Perché esiste la guerra e non la pace?

Questa è una delle domande più ricorrenti in un periodo così drammatico come il nostro dato che nel mondo sono in atto numerose guerre di ogni genere, a partire da quella Russa-Ucraina e Israelo Palestinese, fino ad arrivare alle numerose guerre dimenticate, come quelle in Afghanistan, Somalia e nella Repubblica democratica del Congo.

Ci sono ancora persone che ritengono la guerra un fattore naturale, proprio come affermava il filosofo Immanuel Kant e la pace come qualcosa di artificiale, difficile da costruire. Questa teoria può essere facilmente decostruita grazie alla ricerca antropologica infatti esistono numerose società nelle quali la guerra non viene praticata e addirittura ci sono 21 stati senza esercito quindi senza forze armate. Un esempio può essere quello della Costa Rica che, in seguito alla guerra civile del 1949, ha deciso di proibire la formazione di un esercito.

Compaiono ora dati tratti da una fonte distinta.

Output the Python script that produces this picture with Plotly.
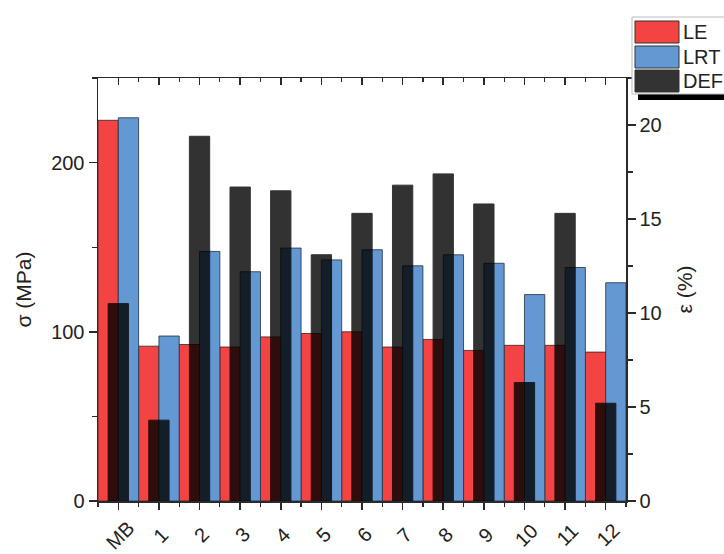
import plotly.graph_objects as go

categories = ["MB", "1", "2", "3", "4", "5", "6", "7", "8", "9", "10", "11", "12"]
le_values = [225, 91.5, 92.5, 91, 97, 99, 100, 91, 95.5, 89, 92, 92, 88]
lrt_values = [226.5, 97.5, 147.5, 135.5, 149.5, 142.5, 148.5, 139, 145.5, 140.5, 122, 138, 129]
def_values = [10.5, 4.3, 19.4, 16.7, 16.5, 13.1, 15.3, 16.8, 17.4, 15.8, 6.3, 15.3, 5.2]
series_names = ["LE", "LRT", "DEF"]

RED = "#F44343"
BLUE = "#6498D2"
DARK = "#333333"
FONT = "Arial, Liberation Sans, sans-serif"
AX = "#2a2a2a"

W, H = 724, 554
# plot area in page pixels
PL, PR, PT, PB = 98, 626, 78, 501

xs = list(range(len(categories)))

fig = go.Figure()
fig.add_trace(go.Bar(x=xs, y=le_values, name=series_names[0], width=0.5, offset=-0.5,
                     marker=dict(color=RED, line=dict(color="#3a2020", width=0.8)),
                     showlegend=False))
fig.add_trace(go.Bar(x=xs, y=lrt_values, name=series_names[1], width=0.5, offset=0,
                     marker=dict(color=BLUE, line=dict(color="#203040", width=0.8)),
                     showlegend=False))
fig.add_trace(go.Bar(x=xs, y=def_values, name=series_names[2], width=0.5, offset=-0.25,
                     xaxis="x2", yaxis="y2", opacity=0.8,
                     marker=dict(color="black", line=dict(color="black", width=1)),
                     showlegend=False))

tickfont = dict(family=FONT, size=20, color="#222")
axis_common = dict(showline=True, linecolor=AX, linewidth=1.5, tickcolor=AX,
                   tickwidth=1.5, showgrid=False, zeroline=False, automargin=False)

fig.update_layout(
    template="none",
    width=W, height=H,
    margin=dict(l=PL, r=W - PR, t=PT, b=H - PB, pad=0, autoexpand=False),
    paper_bgcolor="white", plot_bgcolor="white",
    barmode="overlay",
    xaxis=dict(range=[-0.5, 12.5], tickmode="array", tickvals=xs, showticklabels=False,
               ticks="outside", ticklen=7,
               minor=dict(ticks="outside", ticklen=4, tickmode="linear", tick0=-0.5, dtick=1,
                          tickcolor=AX, tickwidth=1.2),
               **axis_common),
    xaxis2=dict(range=[-0.5, 12.5], overlaying="x", side="top", anchor="y2",
                tickmode="array", tickvals=xs, showticklabels=False,
                ticks="inside", ticklen=7,
                minor=dict(ticks="inside", ticklen=4, tickmode="linear", tick0=-0.5, dtick=1,
                           tickcolor=AX, tickwidth=1.2),
                **axis_common),
    yaxis=dict(range=[0, 250], tickmode="linear", tick0=0, dtick=100,
               ticks="outside", ticklen=8, tickfont=tickfont,
               minor=dict(ticks="outside", ticklen=5, tickmode="linear", tick0=0, dtick=50,
                          tickcolor=AX, tickwidth=1.2),
               title=dict(text="σ (MPa)", font=dict(family=FONT, size=21, color="#222"), standoff=14),
               **axis_common),
    yaxis2=dict(range=[0, 22.5], overlaying="y", side="right", anchor="x2",
                tickmode="linear", tick0=0, dtick=5,
                ticks="outside", ticklen=8, tickfont=tickfont,
                minor=dict(ticks="outside", ticklen=5, tickmode="linear", tick0=0, dtick=2.5,
                           tickcolor=AX, tickwidth=1.2),
                title=dict(text="ε (%)", font=dict(family=FONT, size=21, color="#222"), standoff=16),
                **axis_common),
)

# page pixel -> paper helpers
def px(x):
    return (x - PL) / (PR - PL)

def py(y):
    return (PB - y) / (PB - PT)

annotations = []
# rotated category labels, centred under each tick
for i, lab in zip(xs, categories):
    annotations.append(dict(xref="x", yref="paper", x=i, y=py(535), text=lab,
                            textangle=-45, xanchor="center", yanchor="middle",
                            xshift=2, showarrow=False, font=tickfont))

# custom legend
shapes = []
shapes.append(dict(type="rect", xref="paper", yref="paper", x0=px(638), x1=px(745), y0=py(100), y1=py(23),
                   fillcolor="black", line=dict(width=0), layer="above"))
shapes.append(dict(type="rect", xref="paper", yref="paper", x0=px(632), x1=px(740), y0=py(94), y1=py(17),
                   fillcolor="white", line=dict(color="#bbbbbb", width=1), layer="above"))
sw_colors = [RED, BLUE, DARK]
sw_tops = [21, 46, 70]
for name, col, top in zip(series_names, sw_colors, sw_tops):
    shapes.append(dict(type="rect", xref="paper", yref="paper", x0=px(635), x1=px(679),
                       y0=py(top + 22), y1=py(top), fillcolor=col,
                       line=dict(color="#333", width=1), layer="above"))
    annotations.append(dict(xref="paper", yref="paper", x=px(681), y=py(top + 11),
                            xanchor="left", yanchor="middle", showarrow=False, text=name,
                            font=dict(family=FONT, size=20, color="#222")))
fig.update_layout(shapes=shapes, annotations=annotations)

fig.write_html("out.html",
               config={"displayModeBar": False, "staticPlot": True},
               post_script="document.body.style.margin='0';document.body.style.overflow='hidden';")
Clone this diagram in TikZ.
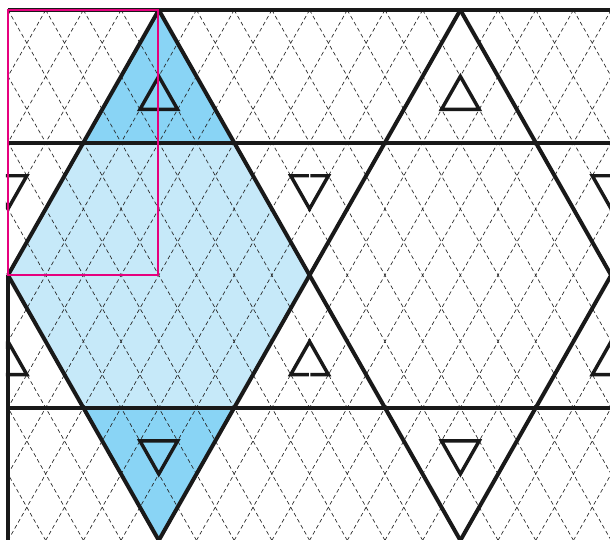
\documentclass[tikz,border=0pt]{standalone}
\usepackage{xcolor}
\definecolor{paleBlue}{RGB}{198,233,249}
\definecolor{deepBlue}{RGB}{137,212,245}
\definecolor{cellPink}{RGB}{230,0,126}
\tikzset{
    % Colors
    fillPale/.style={fill=paleBlue, draw=none},
    fillDeep/.style={fill=deepBlue, draw=none},
    % Lines
    lattice/.style={draw=black!85, line width=0.5pt, dash pattern=on 3pt off 2.2pt},
    bold/.style={draw=black!90, line width=3pt, line join=miter},
    mark tri/.style={draw=black!90, line width=2.6pt, line join=miter},
    cell/.style={draw=cellPink, line width=1.5pt}
}

\begin{document}
\begin{tikzpicture}[x=0.5cm, y=-0.8793cm]
\useasboundingbox (-0.424,-0.302) rectangle (31.94,15.96);

% corners of the shaded rhombus
\coordinate (apexA) at (8,0);
\coordinate (apexB) at (24,0);
\coordinate (west) at (0,8);
\coordinate (east) at (16,8);
\coordinate (far) at (32,8);
\coordinate (foot) at (8,16);

\fill[fillPale] (apexA) -- (east) -- (foot) -- (west) -- cycle;
\fill[fillDeep] (apexA) -- (4,4) -- (12,4) -- cycle;
\fill[fillDeep] (foot) -- (4,12) -- (12,12) -- cycle;

\begin{scope}
\clip (0,0) rectangle (32,16);
\foreach \c in {-16,-14,...,32}
    \draw[lattice] (\c,0) -- ++(16,16);
\foreach \c in {0,2,...,48}
    \draw[lattice] (\c,0) -- ++(-16,16);
\end{scope}

\begin{scope}
\clip (-0.11,-0.2) rectangle (33,17);
% big triangles
\draw[bold] (0,0) -- (32.5,0);
\draw[bold] (0,4) -- (32.5,4);
\draw[bold] (0,12) -- (32.5,12);
\draw[bold] (west) -- (0,16);
\draw[bold] (apexA) -- (24,16);
\draw[bold] (west) -- (foot);
\draw[bold] (apexB) -- (far) -- (33,9);
\draw[bold] (apexA) -- (west);
\draw[bold] (apexB) -- (foot);
\draw[bold] (33,7) -- (far) -- (24,16);
% small triangles
\foreach \x in {8,24} {
    \draw[mark tri] (\x,2) -- (\x-1,3) -- (\x+1,3) -- cycle;
    \draw[mark tri] (\x,14) -- (\x-1,13) -- (\x+1,13) -- cycle;
}
\foreach \x in {0,32} {
    \draw[mark tri] (\x,6) -- (\x-1,5) -- (\x+1,5) -- cycle;
    \draw[mark tri] (\x,10) -- (\x-1,11) -- (\x+1,11) -- cycle;
}
\draw[mark tri] (15.96,5) -- (15,5) -- (16,6) -- (17,5) -- (16.04,5);
\draw[mark tri] (15.96,11) -- (15,11) -- (16,10) -- (17,11) -- (16.04,11);
\end{scope}

\draw[cell] (0,0) rectangle (7.95,8);

\end{tikzpicture}
\end{document}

Questo clima pacifico ha generato nel paese la consapevolezza che le armi non sono necessarie per la risoluzione dei problemi e ha permesso di investire molto sull’educazione coltivando relazioni basate sull’affetto, sulla cura e sul dialogo, volte alla creazione di soluzioni creative di fronte ai conflitti.

Un altro fattore che rallenta molto l’abolizione della guerra è quello economico, infatti le aziende che forniscono armi agli stati stanno guadagnando cifre esponenziali e tra queste ci sono anche quelle italiane come la Beretta che vende armi all’esercito americano o nel campo dell’Aviazione la Leonardo che produce computer per gli aerei da combattimento.

Ma come si può contrastare una così forte politica di guerra punto interrogativo una soluzione potrebbe essere quella suggerita dal giurista Luigi Ferrajoli “abbiamo reso tabù l’omicidio dobbiamo rendere tabù anche la guerra”, favorendo una politica basata sulla non-violenza come metodo che permette di superare il conflitto e come scrive Johan Galtung “lavorare in senso costruttivo aprendo spazi per la pace e per mediazioni intelligenti ed efficaci”.

Essendo la guerra un fattore culturale può essere decostruita tramite l’educazione che da sempre ha avuto un ruolo fondamentale nella formazione dei giovani come dice Maria Montessori “in questo mondo si educa per la competizione e la competizione è l’inizio di ogni guerra”. La soluzione potrebbe essere quindi educare verso la cooperazione, stimolare la solidarietà e l’empatia favorendo lo sviluppo della creatività intesa come ricerca di soluzioni imprevedibili favorite da un dialogo attento ed aperto.